The show had been announced relatively quietly, an event ending weeks of activity that included CMW, most notably a three-day block of shows at the Dollar all featuring American band Japanese Breakfast from the 20th - 22nd. Zoobombs also headlined a show that week.
The consensus seemed to be that the show on the Dollar’s last ever Friday, also featuring a local Juno-nominated act, Dilly Dally, along with Darlene Shrugg and Frigs, was the one to be at. The Facebook event for Sunday’s last ever show simply described it with the words “The final show of The Silver Dollar Room…”
The event page was soon plagued with requests for “1 ticket. I'll give you whatever you want.” An additional block of tickets went on sale around 5:30 p.m. the night of the show with a two-ticket limit per buyer for desperate latecomers.
Tickets cost around $25, and I heard the whole range of opinions on this from that being so cheap for the last show at a legendary fifty-year-old club to that being too expensive to even attend. Whatever the thoughts of those in the crowd that night, by around 9 p.m. the place was already packed.
The trend of the past weeks was followed with a night of local acts, starting with New Fries, a band I named a breakout act for 2017, their erratic sound and yelling vocals setting the mood. They were followed by Fake Palms off popular local label Buzz Records.
Between Japanese Breakfast, Dilly Dally, New Fries and Fake Palms, there was one optimistic trend amidst this relative tragedy: the gender balance was much more equal than many shows I’ve been to, and I applaud longtime iconic booker Dan Burke for that.
Because of this, when all-male three-piece Metz took the stage, it felt almost like going back in time in many ways.
The last time I had seen them was at a loft party on Sterling Road over five years ago. They shut off every light in the bar, making me feel like I was going down a rabbit hole back to that time, when the Dollar closing seemed preposterous.
As other lights came up, the band was lit eerily from underneath rather than washed out in the usual hot pink and bright teal the stage is always bathed in. A mosh pit immediately formed, and I and many others were soon ousted from hard-won spots in the name of rock.
Crowd surfing also started almost instantly, and I definitely tasted shoe that last night as fans went sailing over the audience. At one point, the lead singer took the iconic circular Silver Dollar sign down from behind the stage and passed it to the crowd, and hands clamoured for just a touch, our own personal holy relic.

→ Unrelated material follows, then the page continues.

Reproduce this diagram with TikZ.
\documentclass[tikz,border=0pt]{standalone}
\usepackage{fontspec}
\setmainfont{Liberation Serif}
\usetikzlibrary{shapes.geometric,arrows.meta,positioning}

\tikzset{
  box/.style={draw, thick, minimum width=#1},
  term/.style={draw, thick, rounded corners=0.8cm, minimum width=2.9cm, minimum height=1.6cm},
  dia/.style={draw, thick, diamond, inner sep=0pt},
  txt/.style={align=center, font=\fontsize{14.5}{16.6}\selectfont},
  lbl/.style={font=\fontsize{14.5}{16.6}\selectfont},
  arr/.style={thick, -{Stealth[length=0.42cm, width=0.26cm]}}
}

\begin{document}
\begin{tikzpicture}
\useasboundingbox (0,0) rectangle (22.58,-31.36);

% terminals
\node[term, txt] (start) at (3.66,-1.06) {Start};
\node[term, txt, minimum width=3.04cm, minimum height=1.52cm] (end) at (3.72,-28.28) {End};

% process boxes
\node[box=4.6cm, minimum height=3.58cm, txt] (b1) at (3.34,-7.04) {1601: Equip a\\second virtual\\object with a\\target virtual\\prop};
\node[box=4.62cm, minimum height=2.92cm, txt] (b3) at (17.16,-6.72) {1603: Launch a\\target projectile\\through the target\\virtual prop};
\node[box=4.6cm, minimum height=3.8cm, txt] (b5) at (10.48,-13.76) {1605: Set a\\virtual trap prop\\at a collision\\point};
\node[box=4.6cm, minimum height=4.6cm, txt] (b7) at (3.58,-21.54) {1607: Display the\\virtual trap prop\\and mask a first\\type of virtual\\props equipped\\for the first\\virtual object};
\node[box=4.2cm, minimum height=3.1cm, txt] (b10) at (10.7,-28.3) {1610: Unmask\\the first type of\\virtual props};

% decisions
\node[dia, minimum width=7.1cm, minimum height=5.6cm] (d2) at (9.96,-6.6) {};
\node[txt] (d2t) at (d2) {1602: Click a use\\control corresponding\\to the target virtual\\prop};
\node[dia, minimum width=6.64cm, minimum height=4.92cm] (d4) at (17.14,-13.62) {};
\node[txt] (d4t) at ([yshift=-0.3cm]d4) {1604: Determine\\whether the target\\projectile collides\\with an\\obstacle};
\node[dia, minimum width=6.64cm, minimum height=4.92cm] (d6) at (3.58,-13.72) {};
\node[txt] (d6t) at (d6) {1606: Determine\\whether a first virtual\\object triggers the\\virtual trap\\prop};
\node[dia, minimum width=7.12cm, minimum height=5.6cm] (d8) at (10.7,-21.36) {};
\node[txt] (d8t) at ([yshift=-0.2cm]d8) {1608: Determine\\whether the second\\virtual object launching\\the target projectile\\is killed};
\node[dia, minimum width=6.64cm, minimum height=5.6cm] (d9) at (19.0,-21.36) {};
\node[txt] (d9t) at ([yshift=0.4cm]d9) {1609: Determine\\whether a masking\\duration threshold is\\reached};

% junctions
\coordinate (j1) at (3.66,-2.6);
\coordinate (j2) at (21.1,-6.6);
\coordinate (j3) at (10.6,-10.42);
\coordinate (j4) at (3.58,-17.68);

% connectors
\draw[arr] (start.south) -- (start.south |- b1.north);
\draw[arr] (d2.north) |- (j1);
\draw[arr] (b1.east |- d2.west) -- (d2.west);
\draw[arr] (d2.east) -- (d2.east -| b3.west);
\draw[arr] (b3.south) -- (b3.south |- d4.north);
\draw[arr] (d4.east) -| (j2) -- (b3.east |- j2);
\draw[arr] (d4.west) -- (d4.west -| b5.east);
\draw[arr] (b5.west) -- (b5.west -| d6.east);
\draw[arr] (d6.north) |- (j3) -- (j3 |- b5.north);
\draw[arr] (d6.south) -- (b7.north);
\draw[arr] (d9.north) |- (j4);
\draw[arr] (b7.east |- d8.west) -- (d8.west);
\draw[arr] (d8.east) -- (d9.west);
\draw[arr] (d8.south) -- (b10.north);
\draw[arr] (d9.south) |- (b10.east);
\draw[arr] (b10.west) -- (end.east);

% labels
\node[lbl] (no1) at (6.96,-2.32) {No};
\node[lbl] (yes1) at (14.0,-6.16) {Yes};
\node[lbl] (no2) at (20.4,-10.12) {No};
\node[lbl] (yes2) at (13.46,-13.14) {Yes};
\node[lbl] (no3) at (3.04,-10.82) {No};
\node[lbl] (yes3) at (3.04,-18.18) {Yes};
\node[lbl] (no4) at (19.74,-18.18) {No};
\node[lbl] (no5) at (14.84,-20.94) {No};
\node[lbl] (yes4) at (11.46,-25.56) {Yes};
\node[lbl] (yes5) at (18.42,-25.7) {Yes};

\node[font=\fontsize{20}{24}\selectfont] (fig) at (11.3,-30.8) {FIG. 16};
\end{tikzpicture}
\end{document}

Dan Burke was urged onto the stage by the band, asked to say a few words, and all they could get out of the infamously mumbly firecracker of a booker was that it wasn’t about him, it was about the bands.

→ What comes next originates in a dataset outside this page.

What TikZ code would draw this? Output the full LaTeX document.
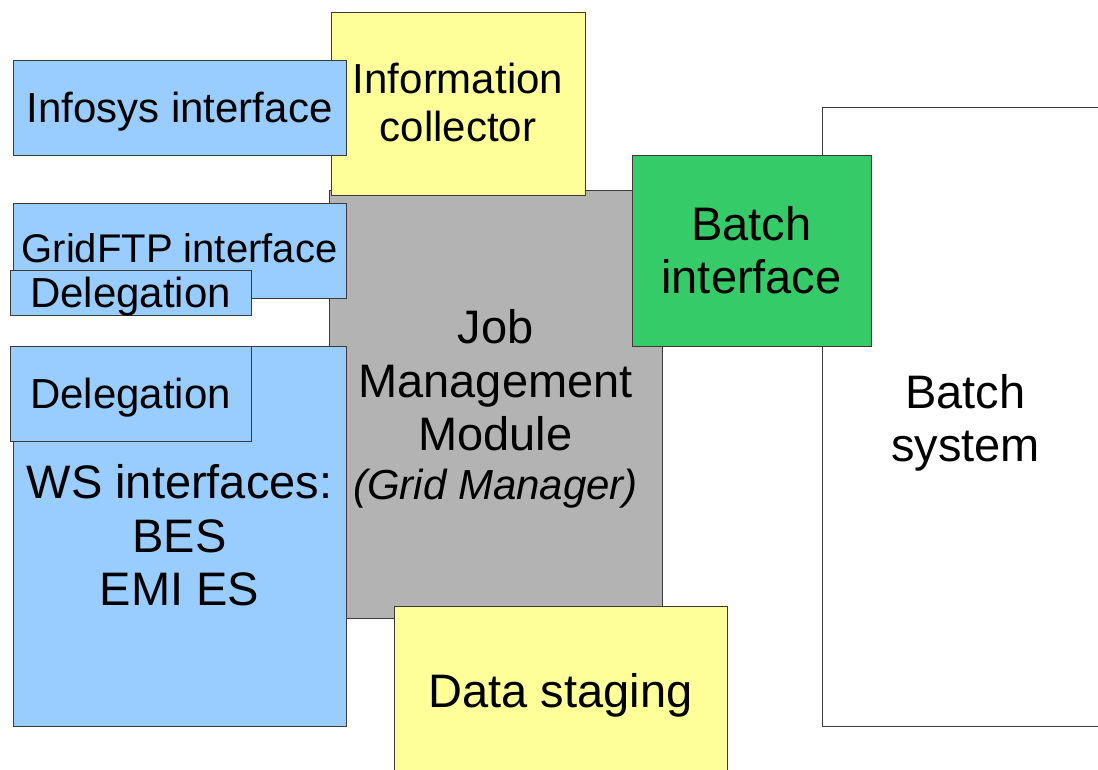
\documentclass[tikz,border=0pt]{standalone}
\usepackage{fontspec}
\setmainfont{Liberation Sans}
\definecolor{ifblue}{HTML}{99CCFF}
\definecolor{ifyellow}{HTML}{FFFF99}
\definecolor{ifgray}{HTML}{B3B3B3}
\definecolor{ifgreen}{HTML}{35CB69}
\definecolor{edge}{HTML}{3A3A3A}
\tikzset{
  blk/.style={draw=edge, line width=0.9pt, inner sep=0pt, outer sep=0pt, rectangle},
  lbl/.style={anchor=base, inner sep=0pt, outer sep=0pt, text=black},
  big/.style={font=\fontsize{47}{54}\selectfont},
  mid/.style={font=\fontsize{42}{48}\selectfont},
  sml/.style={font=\fontsize{40}{46}\selectfont},
}
\begin{document}
\begin{tikzpicture}[x=1pt, y=-1pt]
\useasboundingbox (0,0) rectangle (1098,769);
\clip (0,0) rectangle (1098,769);
\fill[white] (0,0) rectangle (1098,769);

% boxes, back to front
\node[blk, fill=white,    minimum width=288pt, minimum height=619pt] (batchsys) at (966,416.5) {};
\node[blk, fill=ifgray,   minimum width=333pt, minimum height=428pt] (jmm)      at (495.5,404) {};
\node[blk, fill=ifyellow, minimum width=254pt, minimum height=183pt] (infocol)  at (458,103.5) {};
\node[blk, fill=ifblue,   minimum width=333pt, minimum height=95pt]  (infosys)  at (179.5,107.5) {};
\node[blk, fill=ifblue,   minimum width=333pt, minimum height=95pt]  (gridftp)  at (179.5,250.5) {};
\node[blk, fill=ifblue,   minimum width=241pt, minimum height=45pt]  (delegA)   at (130.5,292.5) {};
\node[blk, fill=ifblue,   minimum width=333pt, minimum height=380pt] (ws)       at (179.5,536) {};
\node[blk, fill=ifblue,   minimum width=241pt, minimum height=95pt]  (delegB)   at (130.5,393.5) {};
\node[blk, fill=ifgreen,  minimum width=239pt, minimum height=191pt] (batchif)  at (751.5,250.5) {};
\node[blk, fill=ifyellow, minimum width=333pt, minimum height=184pt] (staging)  at (560.5,698) {};

% labels
\node[lbl, mid] (tinfosys) at (179.5,122) {Infosys interface};
\node[lbl, mid] (tinfo1)   at (458,93)    {Information};
\node[lbl, mid] (tinfo2)   at (458,141)   {collector};
\node[lbl, sml] (tgrid)    at (179.5,262) {GridFTP interface};
\node[lbl, mid] (tdelA)    at (130.5,307) {Delegation};
\node[lbl, mid] (tdelB)    at (130.5,408) {Delegation};
\node[lbl, big] (tws1)     at (179.5,498) {WS interfaces:};
\node[lbl, big] (tws2)     at (179.5,552) {BES};
\node[lbl, big] (tws3)     at (179.5,605) {EMI ES};
\node[lbl, big] (tjmm1)    at (495.5,343) {Job};
\node[lbl, big] (tjmm2)    at (495.5,397) {Management};
\node[lbl, big] (tjmm3)    at (495.5,450) {Module};
\node[lbl, mid, font=\fontsize{42}{48}\selectfont\itshape] (tjmm4) at (495.5,499) {(Grid Manager)};
\node[lbl, big] (tbif1)    at (751.5,240) {Batch};
\node[lbl, big] (tbif2)    at (751.5,293) {interface};
\node[lbl, big] (tbs1)     at (965.5,408) {Batch};
\node[lbl, big] (tbs2)     at (965.5,461) {system};
\node[lbl, big] (tstage)   at (560.5,707) {Data staging};
\end{tikzpicture}
\end{document}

And then, he got on the Silver Dollar sign and surfed it on wave after wave of willing hands for minutes on end, and although we heard what he said, it was clear he also always has been and always will be a true rock star.

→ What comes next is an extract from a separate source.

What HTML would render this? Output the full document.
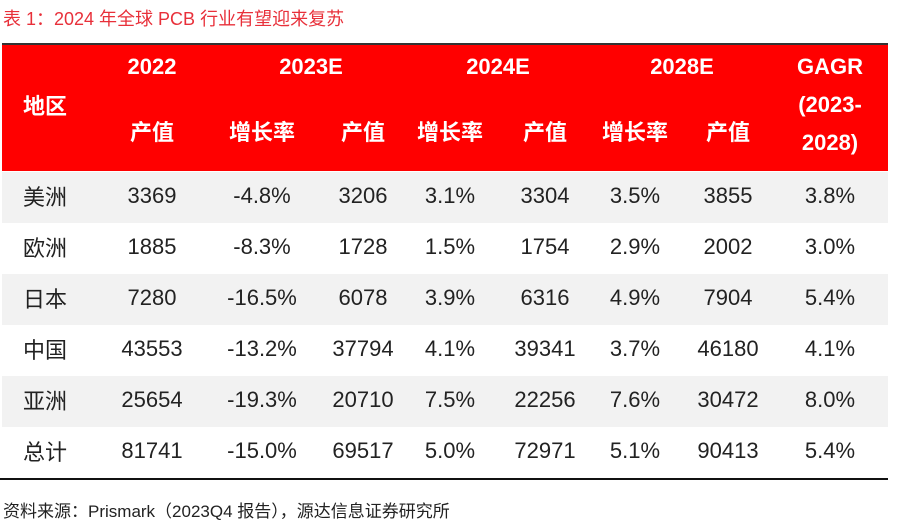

It’s hard not to get emotional as I write this. There’s something that clicks when you realize that the place where so many of us have had so many life-changing, once-in-a-blue-moon experiences is somewhere you’ll never return to, and that the proprietor you so admire is someone you may never work with or even see again.
It's especially saddening that this closure seems to be the cherry on top of a spate of recent venue losses, including The Hoxton, Soybomb. Like Hugh's Room it may reopen, but most bet it will become some sort of abominable student pub.
At the end of the show, my ears ringing, deafened as if they’d been stuffed with cotton, waiting for a friend outside the bathroom that was by now beyond disrepair, I chatted with a young girl attending to her bloody nose but grinning from ear to ear.
The Silver Dollar Room always destroyed us and was destroyed in the most beautiful, nitty gritty, truly Torontonian way. As it crumbles into entropy like so much in this city, we know the place will always stay that way in our hearts no matter what replaces it.